Moreover, the transition, and even more so, elections, have revealed the existence of two Tunisias. The first primarily voted for the Islamists because for them, they embody a rupture with the Ben Ali period, but also integrity. It is a more conservative Tunisia that believes that the change will come from moralising political life. The second Tunisia is more westernised. It is anxious to safeguard the reforms of the Bourguiba era insofar as women’s rights, education and public health.
The winter of 2012 was punctuated by tensions between the two camps, whether at universities, in the streets or between Ennahda and the national trade union, UGTT. Imbued with the modernity of the Nation-State, the ideology of the modernist elite and its own history and emancipating sensibility, the UGTT is considered close to the ideals of the modernists, yet it is not a political party. It intends to influence the course of the history being forged by defending workers and the unemployed.
These standoffs between modernists and conservatives have crystallised around the media, the Islamists having the sensation that the latter do not reflect their electoral victory and their position in the political arena.

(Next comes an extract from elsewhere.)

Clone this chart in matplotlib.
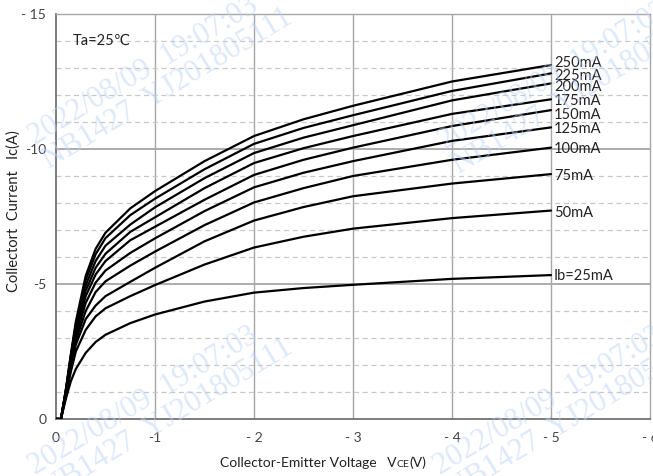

These conflicts, which may seem typical in periods of democratic construction, are taking place with the underlying factor of an acute social and economic crisis. The social crisis originating the revolution is not over. Even worse, it has become aggravated as factories close and under the effects of the scarcity of foreign and national investors. The system can only be relaunched once confidence between governors and governed is restored and in a secure environment. The signs of fracture between different projects for society complicate matters, and the rupture between past and present seems more and more difficult to define. The content of this rupture is not clear to anyone. What should be salvaged from the past and what corresponds to the famous “values of the revolution” so oft cited by all? Though there has been a demand for rupture by the civil society, there has, however, been no real institutional rupture and the transition has gone rather smoothly because the rupture was neither straightforward nor complete.